Consider your team's expertise. If your team knows PostgreSQL, TimescaleDB might deliver faster results than learning ClickHouse's unique architecture.

Evaluate operational complexity. Managed services like BigQuery, Snowflake, or Toucan's embedded analytics platform eliminate infrastructure headaches. Self-hosted ClickHouse delivers maximum performance but requires dedicated database expertise.

Test under load. Run proof-of-concepts with realistic concurrency before committing. A database that screams on benchmarks might struggle under 100 concurrent users.

Factor in total cost. Include engineering time, ingestion infrastructure, and operational overhead. A "cheaper" database requiring three engineers to maintain isn't actually cheaper.

Analytics on Top of Your Database With Toucan

Toucan transforms data from your analytics database into actionable insights with embedded analytics capabilities. Whether you're using ClickHouse for real-time metrics, Snowflake for historical analysis, or PostgreSQL for hybrid workloads, Toucan connects to your database and creates interactive, storytelling-driven dashboards.

Get a demo of Toucan today!

FAQ

 

What's the fastest database for analytics in 2026?

ClickHouse consistently delivers the fastest query performance for analytical workloads, processing billions of rows per second with sub-second latency.
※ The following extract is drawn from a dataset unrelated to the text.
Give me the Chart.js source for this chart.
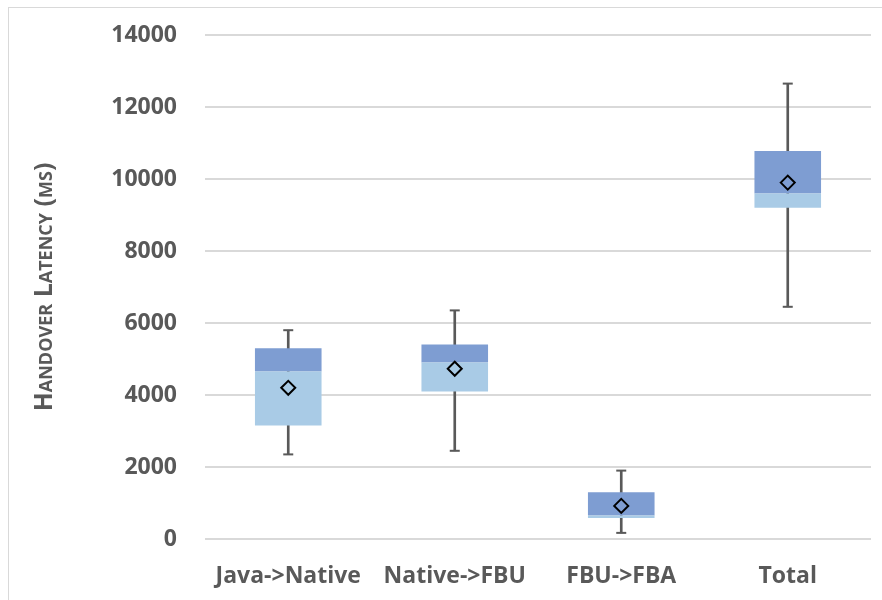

However, "fastest" depends on your query patterns — TimescaleDB can be faster for certain real-time analytics patterns, while BigQuery excels at serverless scalability.

Should I use a real-time database or a data warehouse?

Use real-time databases (ClickHouse, Druid, Pinot) for customer-facing dashboards, monitoring, and applications requiring sub-second data freshness. Use data warehouses (Snowflake, BigQuery, Redshift) for historical analysis, business intelligence, and batch processing where cost-effectiveness matters more than latency.

What's the difference between MySQL and PostgreSQL for analytics?

PostgreSQL handles complex queries, diverse data types, and analytical workloads better than MySQL. PostgreSQL supports extensions like TimescaleDB for time-series analytics, making it more suitable for modern analytics. MySQL excels at transactional workloads but isn't optimized for large-scale analytical queries.

Can I use multiple databases together?

Yes, and many successful companies do. A common pattern: stream data to ClickHouse for real-time dashboards, then replicate to Snowflake for historical analysis and ML training. Use the right tool for each job rather than forcing one database for everything.

How do I test database performance before committing?

Don't rely on benchmarks alone. Run proof-of-concepts with your actual data, realistic query patterns, and expected concurrency. A database handling single queries beautifully might collapse under 100 concurrent users. Test ingestion throughput, query latency under load, and operational complexity with your team's expertise level.

What's the best database for embedded analytics?

ClickHouse excels for embedded analytics requiring real-time data and high concurrency. Alternatively, use Toucan's embedded analytics platform — it connects to any database (ClickHouse, Snowflake, PostgreSQL, BigQuery) and handles the complexity of building customer-facing dashboards, so you don't need to architect everything yourself.

Is open-source better than managed services?

It depends on your team. Open-source databases like ClickHouse and PostgreSQL offer maximum control and cost savings at scale but require dedicated expertise. Managed services like BigQuery, Snowflake, or Toucan eliminate operational overhead but cost more. Calculate total cost of ownership including engineering time, not just compute costs.